Stuffy fine-dining establishments largely populated by businessmen with expense accounts have gradually been transformed by a wave of middle-class diners, University of Cambridge academic Christel Lane has said .
Chefs including Tom Kerridge, Marcus Wareing and Ruth Rogers along with a sample of diners contributed to her new book, The Cultivation Of Taste, described as the first sociological study of Michelin-starred restaurants.
Ms Lane said: "The snobbery of fine-dining is gradually being eroded.
"It hasn't completely disappeared - particularly in restaurants with three Michelin stars.
"But there is a new developing group of largely professional people who are interested in the origin of their food and, in the same way they might plan a mini-break, are willing to save up for the occasional treat in a one or two-star restaurant.
"Most people I spoke to would go two or three times a year and it's not just about eating but a total cultural experience, like going to a play.
"This isn't a complete democratisation, it is more of a new elite.
"You still wouldn't find many working-class people who regard fine dining as a good use of money."
Such customers are as likely to dine in a local restaurant or curry house as a two-starred establishment but stop short at high street burgers, she said.
"They have diverse tastes and don't mind what a meal costs - people can't afford fine dining all the time and wouldn't want it if they could," she added.
"But most draw the line at McDonald's and other chains."
The author said the turning point came in the 1990s with the emergence of chefs like Macro Pierre White and the growing popularity of television cooks.
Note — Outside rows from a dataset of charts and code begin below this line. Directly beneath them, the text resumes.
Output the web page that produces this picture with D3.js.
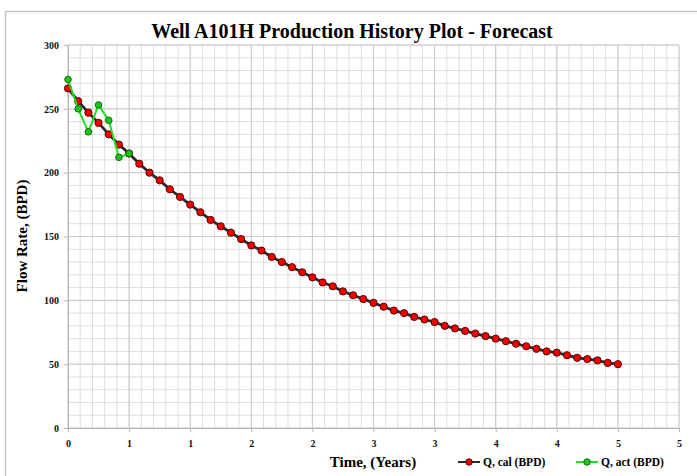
<!DOCTYPE html>
<html>
<head>
<meta charset="utf-8">
<script src="https://cdn.jsdelivr.net/npm/d3@7"></script>
<style>
  body { margin: 0; background: #fff; }
  text { font-family: "Liberation Serif", "Times New Roman", serif; font-weight: bold; }
</style>
</head>
<body>
<script>
// months since start
var months = [0, 1, 2, 3, 4, 5, 6, 7, 8, 9, 10, 11, 12, 13, 14, 15, 16, 17, 18, 19,
              20, 21, 22, 23, 24, 25, 26, 27, 28, 29, 30, 31, 32, 33, 34, 35, 36, 37, 38, 39,
              40, 41, 42, 43, 44, 45, 46, 47, 48, 49, 50, 51, 52, 53, 54];
// Q, cal (BPD)
var qCal = [266, 256, 247, 239, 230, 222, 215, 207, 200, 194, 187, 181, 175, 169, 163, 158, 153, 148, 143, 139,
            134, 130, 126, 122, 118, 114, 111, 107, 104, 101, 98, 95, 92, 90, 87, 85, 83, 80, 78, 76,
            74, 72, 70, 68, 66, 64, 62, 60, 59, 57, 55, 54, 53, 51, 50];
// Q, act (BPD)
var actMonths = [0, 1, 2, 3, 4, 5, 6];
var qAct = [273, 250, 232, 253, 241, 212, 215];

var xTickValues = [0, 6, 12, 18, 24, 30, 36, 42, 48, 54, 60];
var xTickLabels = ["0", "1", "1", "2", "2", "3", "3", "4", "4", "5", "5"];
var yTickValues = [0, 50, 100, 150, 200, 250, 300];

var W = 697, H = 476;
var margin = {top: 45, right: 18, bottom: 48, left: 68};
var width = W - margin.left - margin.right,
    height = H - margin.top - margin.bottom;

var x = d3.scaleLinear().domain([0, 60]).range([0, width]);
var y = d3.scaleLinear().domain([0, 300]).range([height, 0]);

var svg = d3.select("body").append("svg")
    .attr("width", W)
    .attr("height", H);

// chart area frame
svg.append("rect")
    .attr("x", 5.5).attr("y", 11.5)
    .attr("width", W + 10).attr("height", H + 10)
    .attr("fill", "#fff")
    .attr("stroke", "#c4c4c4")
    .attr("stroke-width", 1.5);

svg.append("text")
    .attr("x", 352).attr("y", 38)
    .attr("text-anchor", "middle")
    .style("font-size", "20px")
    .text("Well A101H Production History Plot - Forecast");

var g = svg.append("g")
    .attr("transform", "translate(" + margin.left + "," + margin.top + ")");

// minor grid
g.append("g").selectAll("line")
    .data(d3.range(0, 60.001, 1.2))
  .enter().append("line")
    .attr("x1", function(d) { return x(d); })
    .attr("x2", function(d) { return x(d); })
    .attr("y1", 0).attr("y2", height)
    .attr("stroke", "#dedede");
g.append("g").selectAll("line")
    .data(d3.range(0, 300.001, 10))
  .enter().append("line")
    .attr("y1", function(d) { return y(d); })
    .attr("y2", function(d) { return y(d); })
    .attr("x1", 0).attr("x2", width)
    .attr("stroke", "#dedede");

// major grid
g.append("g").selectAll("line")
    .data(xTickValues)
  .enter().append("line")
    .attr("x1", function(d) { return x(d); })
    .attr("x2", function(d) { return x(d); })
    .attr("y1", 0).attr("y2", height)
    .attr("stroke", "#cacaca");
g.append("g").selectAll("line")
    .data(yTickValues)
  .enter().append("line")
    .attr("y1", function(d) { return y(d); })
    .attr("y2", function(d) { return y(d); })
    .attr("x1", 0).attr("x2", width)
    .attr("stroke", "#cacaca");

// axes
var xAxis = g.append("g")
    .attr("transform", "translate(0," + height + ")")
    .call(d3.axisBottom(x).tickValues(xTickValues)
      .tickFormat(function(d, i) { return xTickLabels[i]; })
      .tickSize(4).tickPadding(8));
var yAxis = g.append("g")
    .call(d3.axisLeft(y).tickValues(yTickValues).tickSize(4).tickPadding(5));
[xAxis, yAxis].forEach(function(a) {
  a.select(".domain").attr("stroke", "#b8b8b8");
  a.selectAll(".tick line").attr("stroke", "#b8b8b8");
  a.selectAll(".tick text")
    .style("font-family", "Liberation Serif, serif")
    .style("font-weight", "bold")
    .style("font-size", "10px")
    .attr("fill", "#111");
});

var line = d3.line()
    .x(function(d) { return x(d[0]); })
    .y(function(d) { return y(d[1]); });

var calPts = d3.zip(months, qCal);
var actPts = d3.zip(actMonths, qAct);

g.append("path")
    .attr("d", line(calPts))
    .attr("fill", "none")
    .attr("stroke", "#2a2a2a")
    .attr("stroke-width", 2.8);
g.append("g").selectAll("circle")
    .data(calPts)
  .enter().append("circle")
    .attr("cx", function(d) { return x(d[0]); })
    .attr("cy", function(d) { return y(d[1]); })
    .attr("r", 3.6)
    .attr("fill", "#f00000")
    .attr("stroke", "#5a0000")
    .attr("stroke-width", 1);

g.append("path")
    .attr("d", line(actPts))
    .attr("fill", "none")
    .attr("stroke", "#22dd22")
    .attr("stroke-width", 2);
g.append("g").selectAll("circle")
    .data(actPts)
  .enter().append("circle")
    .attr("cx", function(d) { return x(d[0]); })
    .attr("cy", function(d) { return y(d[1]); })
    .attr("r", 3.3)
    .attr("fill", "#1fc41f")
    .attr("stroke", "#0b6a0b")
    .attr("stroke-width", 1);

// axis titles
svg.append("text")
    .attr("x", 373).attr("y", 467)
    .attr("text-anchor", "middle")
    .style("font-size", "15px")
    .text("Time, (Years)");
svg.append("text")
    .attr("transform", "translate(27,236) rotate(-90)")
    .attr("text-anchor", "middle")
    .style("font-size", "15px")
    .text("Flow Rate, (BPD)");

// legend
var legend = [
  {label: "Q, cal (BPD)", line: "#2a2a2a", fill: "#f00000", stroke: "#5a0000", x: 458},
  {label: "Q, act (BPD)", line: "#22dd22", fill: "#1fc41f", stroke: "#0b6a0b", x: 576}
];
var lg = svg.append("g").selectAll("g")
    .data(legend)
  .enter().append("g")
    .attr("transform", function(d) { return "translate(" + d.x + ",462)"; });
lg.append("line")
    .attr("x1", 0).attr("x2", 22)
    .attr("stroke", function(d) { return d.line; })
    .attr("stroke-width", 2);
lg.append("circle")
    .attr("cx", 11).attr("r", 3.2)
    .attr("fill", function(d) { return d.fill; })
    .attr("stroke", function(d) { return d.stroke; });
lg.append("text")
    .attr("x", 25).attr("dy", "0.35em")
    .style("font-size", "11.5px")
    .text(function(d) { return d.label; });
</script>
</body>
</html>
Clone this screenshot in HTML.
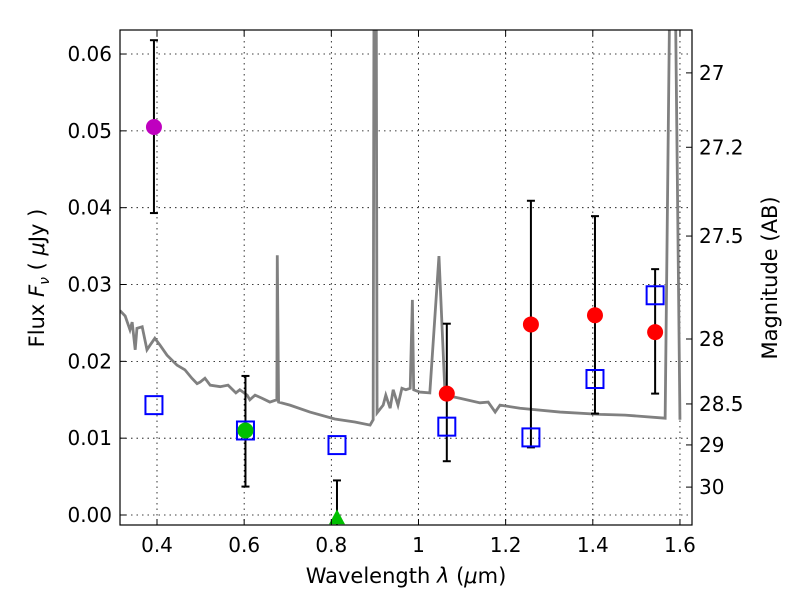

This combined with travel broadening the public's culinary horizons continues to encourage diners to look beyond the traditional meat and two veg.
Ms Lane said: "It would certainly be too soon to say that the British palate as a whole has become more sophisticated.
"But when compared for example with diners I spoke to in Germany, there are certain sections of society who are now more willing to engage with new ideas and the Brits are less puritan about their food."
The change has led to restaurants becoming more informal but the quality of what is on the plate has remained unchanged.
"The chefs themselves are attuned to what the public wants and are keen to go with it - most of them are of a more modest origin than their diners and don't want a posh establishment," Ms Lane added.
"There are some for example who are conscious of not overwhelming customers with too much cutlery.
"There are always trends - such as molecular techniques - when it comes to the food itself.
"But by and large the food is still elaborate because chefs are driven by the competition to innovate."
While price may not be a deterrent for the emerging class of diner, there are other obstacles.
Ms Lane said: "There can be a perception that is often perpetuated by the media that these are intimidating places.
"Often the reality is very different and, once they get through the door, customers find them welcoming places.
"I'm a scruffy academic and have never felt the need to dress up.
"But some people may falsely believe they lack the education or social background needed to frequent such establishments."